Because of the need for a backup SS, it seems the only way Franco could make the opening day roster would be if the Phils go with a six-man bench. National League teams do not often carry six reserves, but the Phillies won't be using a fifth starter for the first two weeks of the season. That means they could, for two weeks, go with six bench bats and the standard seven relievers.
There are pros and cons to bringing Franco aboard. An obvious pro is his impressive raw power, which the Phillies don't have much of on the bench. He could also spell Cody Asche, who hasn't had a great spring, at third base against a left-handed pitcher.
The cons? Franco wouldn't be playing every day, which could stunt his development. He also underwhelmed in the games leading up to his demotion to minor-league camp. Ryne Sandberg mentioned that Franco, who hit .184 with zero extra-base hits in Grapefruit League play, needed to work on shortening his swing.
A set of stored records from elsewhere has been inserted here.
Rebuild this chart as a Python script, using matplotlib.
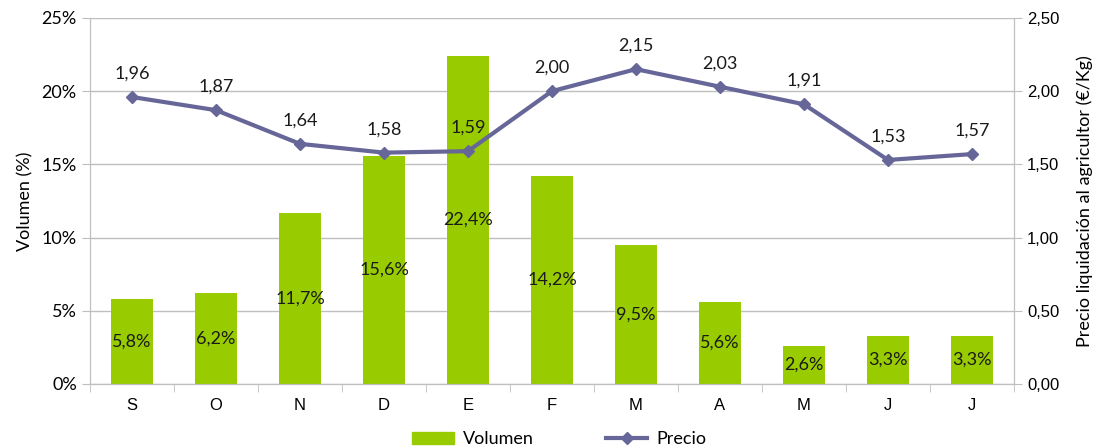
import numpy as np
import matplotlib.pyplot as plt
from matplotlib.lines import Line2D
from matplotlib.patches import Patch

meses = ['S', 'O', 'N', 'D', 'E', 'F', 'M', 'A', 'M', 'J', 'J']
volumen = [5.8, 6.2, 11.7, 15.6, 22.4, 14.2, 9.5, 5.6, 2.6, 3.3, 3.3]
precio = [1.96, 1.87, 1.64, 1.58, 1.59, 2.00, 2.15, 2.03, 1.91, 1.53, 1.57]

verde = '#99CC00'
morado = '#666699'
gris = '#BFBFBF'

plt.rcParams['font.family'] = ['Lato', 'DejaVu Sans']

fig = plt.figure(figsize=(11.01, 4.48), dpi=100)
ax = fig.add_axes([0.0817, 0.1429, 0.8393, 0.8171])
ax2 = ax.twinx()

x = np.arange(len(meses))
ax.bar(x, volumen, width=0.5, color=verde, zorder=2)
for xi, v in zip(x, volumen):
    ax.text(xi, v / 2, ('%.1f%%' % v).replace('.', ','), ha='center', va='center',
            fontsize=13, color='#1a1a1a', zorder=3)

ax.set_ylim(0, 25)
ax.set_xlim(-0.5, len(meses) - 0.5)
ax.set_yticks(np.arange(0, 26, 5))
ax.set_yticklabels(['%d%%' % t for t in range(0, 26, 5)], fontsize=13)
ax.yaxis.grid(True, color=gris, lw=1, zorder=0)
ax.set_axisbelow(True)
ax.set_ylabel('Volumen (%)', fontsize=13, labelpad=6)
ax.set_xticks(x)
ax.set_xticklabels(meses, fontsize=12, family='Liberation Sans')
ax.set_xticks(np.arange(-0.5, len(meses), 1), minor=True)
ax.tick_params(axis='x', which='major', length=0, pad=10)
ax.tick_params(axis='x', which='minor', length=6, color=gris)
ax.tick_params(axis='y', length=6, color=gris)
for s in ['top']:
    ax.spines[s].set_visible(False)
for s in ['left', 'bottom', 'right']:
    ax.spines[s].set_color(gris)

ax2.plot(x, precio, color=morado, lw=3, marker='D', markersize=6, zorder=4)
for xi, p in zip(x, precio):
    ax2.annotate(('%.2f' % p).replace('.', ','), (xi, p), xytext=(0, 11),
                 textcoords='offset points', ha='center', va='bottom',
                 fontsize=13, color='#1a1a1a')
ax2.set_ylim(0, 2.5)
ax2.set_yticks(np.arange(0, 2.51, 0.5))
ax2.set_yticklabels([('%.2f' % t).replace('.', ',') for t in np.arange(0, 2.51, 0.5)],
                    fontsize=12, family='Liberation Sans')
ax2.tick_params(axis='y', length=6, color=gris)
ax2.set_ylabel('Precio liquidación al agricultor (€/Kg)', fontsize=13, labelpad=12)
ax2.spines['top'].set_visible(False)
for s in ['left', 'bottom', 'right']:
    ax2.spines[s].set_color(gris)

handles = [Patch(color=verde, label='Volumen'),
           Line2D([], [], color=morado, lw=3, marker='D', markersize=6, label='Precio')]
fig.legend(handles=handles, loc='lower center', bbox_to_anchor=(0.508, -0.035), ncol=2,
           frameon=False, fontsize=13, handlelength=2.3, handletextpad=0.5,
           columnspacing=4)

fig.savefig('out.png', dpi=100)
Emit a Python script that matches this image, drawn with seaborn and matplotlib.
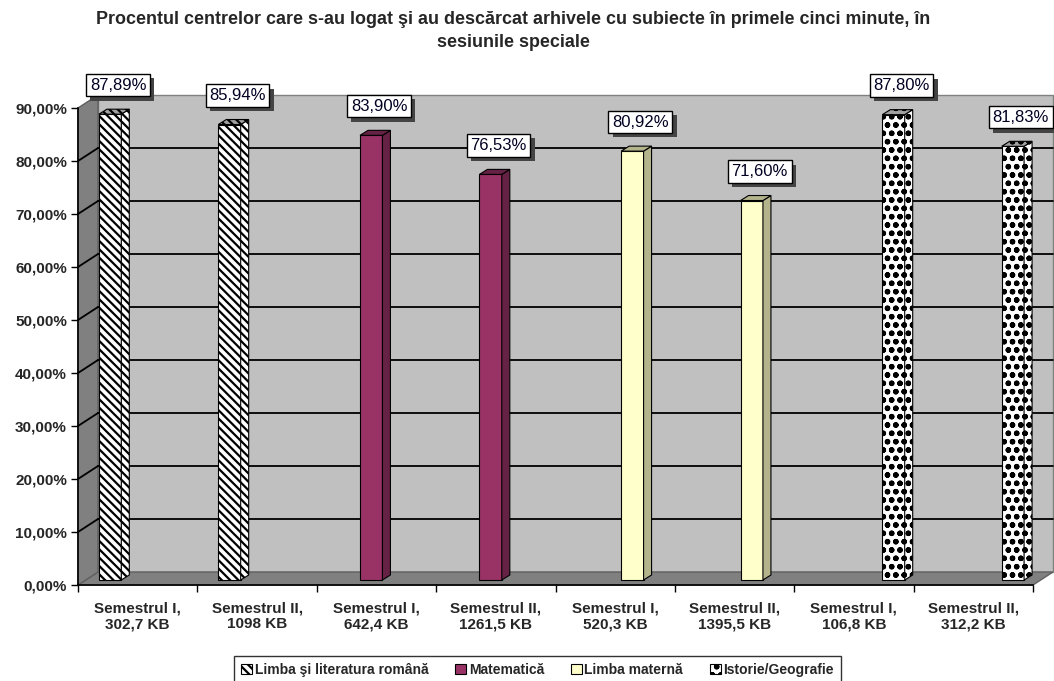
import numpy as np
import pandas as pd
import seaborn as sns
import matplotlib.pyplot as plt
import matplotlib.patheffects as pe
from matplotlib.patches import Polygon, Patch
from matplotlib.transforms import offset_copy, IdentityTransform
from matplotlib.ticker import FuncFormatter

categories = ["Semestrul I,\n302,7 KB", "Semestrul II,\n1098 KB",
              "Semestrul I,\n642,4 KB", "Semestrul II,\n1261,5 KB",
              "Semestrul I,\n520,3 KB", "Semestrul II,\n1395,5 KB",
              "Semestrul I,\n106,8 KB", "Semestrul II,\n312,2 KB"]
subjects = ["Limba şi literatura română", "Limba şi literatura română",
            "Matematică", "Matematică",
            "Limba maternă", "Limba maternă",
            "Istorie/Geografie", "Istorie/Geografie"]
values = [87.89, 85.94, 83.90, 76.53, 80.92, 71.60, 87.80, 81.83]
subject_order = ["Limba şi literatura română", "Matematică", "Limba maternă", "Istorie/Geografie"]
yticks = [0, 10, 20, 30, 40, 50, 60, 70, 80, 90]

title = ("Procentul centrelor care s-au logat şi au descărcat arhivele cu subiecte în primele cinci minute, în\n"
         "sesiunile speciale")

df = pd.DataFrame({"cat": categories, "subj": subjects, "val": values})

sns.set_style("white")
plt.rcParams['font.family'] = ['Liberation Sans', 'DejaVu Sans']
plt.rcParams['hatch.linewidth'] = 1.6

# stil pe serie: fata, lateral, hasura
styles = {
    "Limba şi literatura română": ("white", "white", "\\\\\\\\"),
    "Matematică": ("#993366", "#662244", None),
    "Limba maternă": ("#FFFFCC", "#B3B38C", None),
    "Istorie/Geografie": ("white", "white", "oo"),
}

fig = plt.figure(figsize=(10.54, 6.81), dpi=100)
ax = fig.add_axes([78 / 1054, 1 - 585 / 681, (1033 - 78) / 1054, (585 - 108) / 681])
ax.set_facecolor("none")

sns.barplot(data=df, x="cat", y="val", hue="subj", hue_order=subject_order,
            order=categories, dodge=True, width=0.75, legend=False, ax=ax,
            saturation=1, zorder=3)

ax.set_xlim(-0.5, 7.5)
ax.set_ylim(0, 90)
ax.set_xlabel("")
ax.set_ylabel("")

# perete spate, podea, perete stanga (efect 3D)
DX, DY = 20, 13
back = offset_copy(ax.transData, fig=fig, x=DX, y=DY, units='dots')
T = ax.transData
fig.canvas.draw()

def disp(x, y, dx=0, dy=0):
    p = T.transform((x, y))
    return (p[0] + dx, p[1] + dy)

idt = IdentityTransform()
ax.add_patch(Polygon([disp(-0.5, 0, DX, DY), disp(7.5, 0, DX, DY), disp(7.5, 90, DX, DY), disp(-0.5, 90, DX, DY)],
                     closed=True, facecolor="#C0C0C0", edgecolor="#808080", lw=1,
                     transform=idt, clip_on=False, zorder=0))
ax.add_patch(Polygon([disp(-0.5, 0), disp(7.5, 0), disp(7.5, 0, DX, DY), disp(-0.5, 0, DX, DY)],
                     closed=True, facecolor="#808080", edgecolor="#606060", lw=1,
                     transform=idt, clip_on=False, zorder=0.5))
ax.add_patch(Polygon([disp(-0.5, 0), disp(-0.5, 90), disp(-0.5, 90, DX, DY), disp(-0.5, 0, DX, DY)],
                     closed=True, facecolor="#808080", edgecolor="#606060", lw=1,
                     transform=idt, clip_on=False, zorder=0.5))
for v in yticks[1:-1]:
    ax.plot([-0.5, 7.5], [v, v], color="black", lw=1.3, transform=back, clip_on=False, zorder=1)
    a, b = disp(-0.5, v), disp(-0.5, v, DX, DY)
    ax.plot([a[0], b[0]], [a[1], b[1]], color="black", lw=1.3, transform=idt, clip_on=False, zorder=1)

# bare 3D
SX, SY = 6, 5
D, DD = 8, 5
shadow = [pe.withSimplePatchShadow(offset=(3, -3), shadow_rgbFace="#444444", alpha=1.0)]
for subj, cont in zip(subject_order, ax.containers):
    face, side, hatch = styles[subj]
    for bar in cont:
        x0, yb = bar.get_x(), bar.get_y()
        x1, yt = x0 + bar.get_width(), yb + bar.get_height()
        bar.set_transform(offset_copy(ax.transData, fig=fig, x=SX, y=SY, units='dots'))
        bar.set_facecolor(face)
        bar.set_edgecolor("black")
        bar.set_linewidth(0.8)
        bar.set_clip_on(False)
        if hatch:
            bar.set_hatch(hatch)
        p_tl = disp(x1, yt, SX, SY)
        p_bl = disp(x1, yb, SX, SY)
        p_l = disp(x0, yt, SX, SY)
        ax.add_patch(Polygon([p_bl, (p_bl[0] + D, p_bl[1] + DD), (p_tl[0] + D, p_tl[1] + DD), p_tl],
                             closed=True, facecolor=side, edgecolor="black", lw=0.8,
                             hatch=hatch, transform=idt, clip_on=False, zorder=3))
        ax.add_patch(Polygon([p_l, p_tl, (p_tl[0] + D, p_tl[1] + DD), (p_l[0] + D, p_l[1] + DD)],
                             closed=True, facecolor="#A0A0A0" if hatch else side, edgecolor="black", lw=0.8,
                             hatch=hatch, transform=idt, clip_on=False, zorder=3))
        lbl = f"{yt:.2f}".replace(".", ",") + "%"
        xc = (x0 + x1) / 2
        ax.annotate(lbl, (xc, yt), xytext=(14, 34), textcoords="offset pixels",
                    ha="center", va="center", fontsize=12, color="#000022", zorder=6,
                    bbox=dict(boxstyle="square,pad=0.22", fc="white", ec="black", lw=1,
                              path_effects=shadow),
                    annotation_clip=False)

# axe
ax.set_yticks(yticks)
ax.yaxis.set_major_formatter(FuncFormatter(lambda v, p: f"{v:.2f}".replace(".", ",") + "%"))
ax.set_xticks(np.arange(-0.5, 8, 1), minor=True)
ax.set_xticks(range(len(categories)))
ax.set_xticklabels(categories, fontweight="bold", fontsize=11, linespacing=1.15)
ax.tick_params(axis="x", which="major", length=0, pad=12)
ax.tick_params(axis="x", which="minor", length=5, width=1, color="black", bottom=True)
ax.tick_params(axis="y", length=5, width=1, color="black", left=True, labelsize=11, pad=3)
for t in ax.get_yticklabels():
    t.set_fontweight("bold")
for s in ["top", "right"]:
    ax.spines[s].set_visible(False)
for s in ["left", "bottom"]:
    ax.spines[s].set_color("black")
    ax.spines[s].set_linewidth(1.2)
    ax.spines[s].set_zorder(4)

fig.text(0.487, 1 - 31 / 681, title, ha="center", va="center", fontsize=12.9,
         fontweight="bold", linespacing=1.45)

handles = [Patch(facecolor=styles[s][0], edgecolor="black", hatch=styles[s][2], lw=0.8) for s in subject_order]
leg = fig.legend(handles, subject_order, loc="upper center", bbox_to_anchor=(0.51, 1 - 656 / 681),
                 ncol=4, frameon=True, fancybox=False, edgecolor="black",
                 handlelength=0.8, handleheight=0.8, handletextpad=0.2, columnspacing=1.9,
                 borderpad=0.5, borderaxespad=0, prop={"weight": "bold", "size": 10})
leg.get_frame().set_linewidth(1)

fig.savefig("out.png", dpi=100)
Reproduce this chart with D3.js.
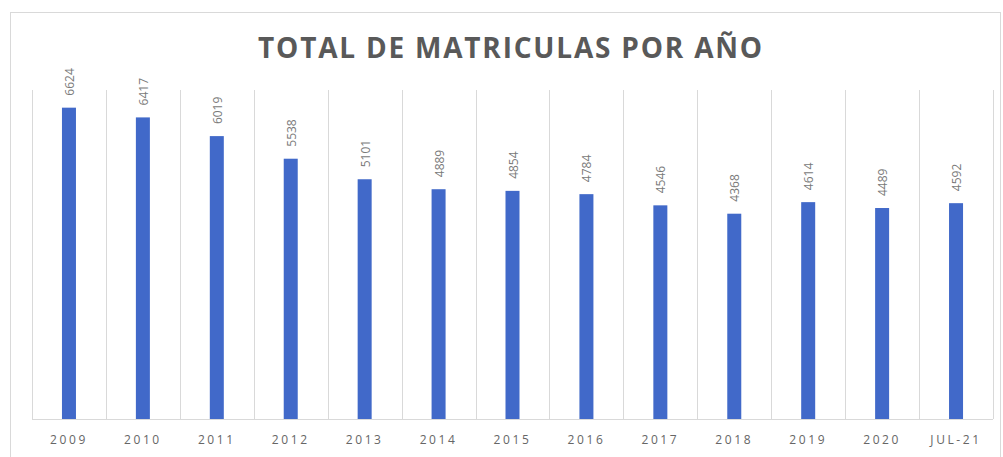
<!DOCTYPE html>
<html>
<head>
<meta charset="utf-8">
<script src="https://cdn.jsdelivr.net/npm/d3@7"></script>
<style>
  body { margin: 0; background: #fff; }
  svg { display: block; font-family: "Open Sans", sans-serif; }
</style>
</head>
<body>
<div id="chart"></div>
<script>
// data
let years = ["2009", "2010", "2011", "2012", "2013", "2014", "2015", "2016", "2017", "2018", "2019", "2020", "JUL-21"];
let matriculas = [6624, 6417, 6019, 5538, 5101, 4889, 4854, 4784, 4546, 4368, 4614, 4489, 4592];

let W = 1003, H = 457;
let margin = {top: 90, right: 10, bottom: 38, left: 32},
    width = W - margin.left - margin.right,
    height = H - margin.top - margin.bottom;

let svg = d3.select("#chart")
    .append("svg")
    .attr("width", W)
    .attr("height", H);

// outer chart frame (runs off the bottom edge)
svg.append("rect")
    .attr("x", 10.5)
    .attr("y", 12.5)
    .attr("width", 990)
    .attr("height", 470)
    .attr("fill", "none")
    .attr("stroke", "#d9d9d9");

svg.append("text")
    .attr("x", 511)
    .attr("y", 58)
    .attr("text-anchor", "middle")
    .attr("font-size", 28)
    .attr("font-weight", "bold")
    .attr("letter-spacing", 1.8)
    .attr("fill", "#595959")
    .text("TOTAL DE MATRICULAS POR AÑO");

let g = svg.append("g")
    .attr("transform", "translate(" + margin.left + "," + margin.top + ")");

let x = d3.scaleBand()
    .domain(years)
    .range([0, width]);

let y = d3.scaleLinear()
    .domain([0, 7000])
    .range([height, 0]);

// vertical separators between categories
g.append("g")
    .selectAll("line")
    .data(d3.range(years.length + 1))
    .enter()
    .append("line")
    .attr("x1", function (i) { return Math.round(i * x.step()) + 0.5 })
    .attr("x2", function (i) { return Math.round(i * x.step()) + 0.5 })
    .attr("y1", 0)
    .attr("y2", height)
    .attr("stroke", "#d9d9d9");

let barW = 14;

g.append("g")
    .selectAll("rect")
    .data(matriculas)
    .enter()
    .append("rect")
    .attr("x", function (d, i) { return x(years[i]) + x.bandwidth() / 2 - barW / 2 })
    .attr("y", function (d) { return y(d) })
    .attr("width", barW)
    .attr("height", function (d) { return height - y(d) })
    .attr("fill", "#4169c9");

// value labels, rotated
g.append("g")
    .selectAll("text")
    .data(matriculas)
    .enter()
    .append("text")
    .attr("transform", function (d, i) {
        return "translate(" + (x(years[i]) + x.bandwidth() / 2 + 5) + "," + (y(d) - 12) + ") rotate(-90)";
    })
    .attr("font-size", 12)
    .attr("fill", "#7a7a7a")
    .text(function (d) { return d });

// baseline axis
let xAxis = g.append("g")
    .attr("transform", "translate(0," + height + ")")
    .call(d3.axisBottom(x).tickSize(0).tickPadding(16));

xAxis.select(".domain").attr("stroke", "#d9d9d9").attr("d", "M0,0.5H" + width);
xAxis.selectAll("text")
    .attr("font-size", 12)
    .attr("letter-spacing", 2.6)
    .attr("font-family", "Open Sans, sans-serif")
    .attr("fill", "#666666");
</script>
</body>
</html>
Another factor at play is that if the Phillies open the season with Franco but send him down to the minors at any point during the season, they will burn his first option. Players have three option years during which the team can send the player up and down without placing him on waivers. After all three option years are used up, the player must clear waivers to be assigned to the minor leagues. Mayberry and Brad Lincoln are two Phillies who are out of options.
It's a decision the Phillies will weigh in the coming days. Defensive versatility off the bench is important, but so is the ability to turn to a hitter capable of doubling or homering in the late innings. Brignac and Gwynn own .318 and .311 respective career slugging percentages that would make Juan Pierre laugh. Hernandez has always been a singles hitter, and the backup catcher (Nieves) is rarely used in a pinch-hit role unless absolutely necessary. That leaves Mayberry as the lone power threat.
Such a bench would leave the Phillies susceptible in the late innings and would make matters easier for opposing relievers and managers.
Finding 25 players to fill out a roster isn't typically this challenging.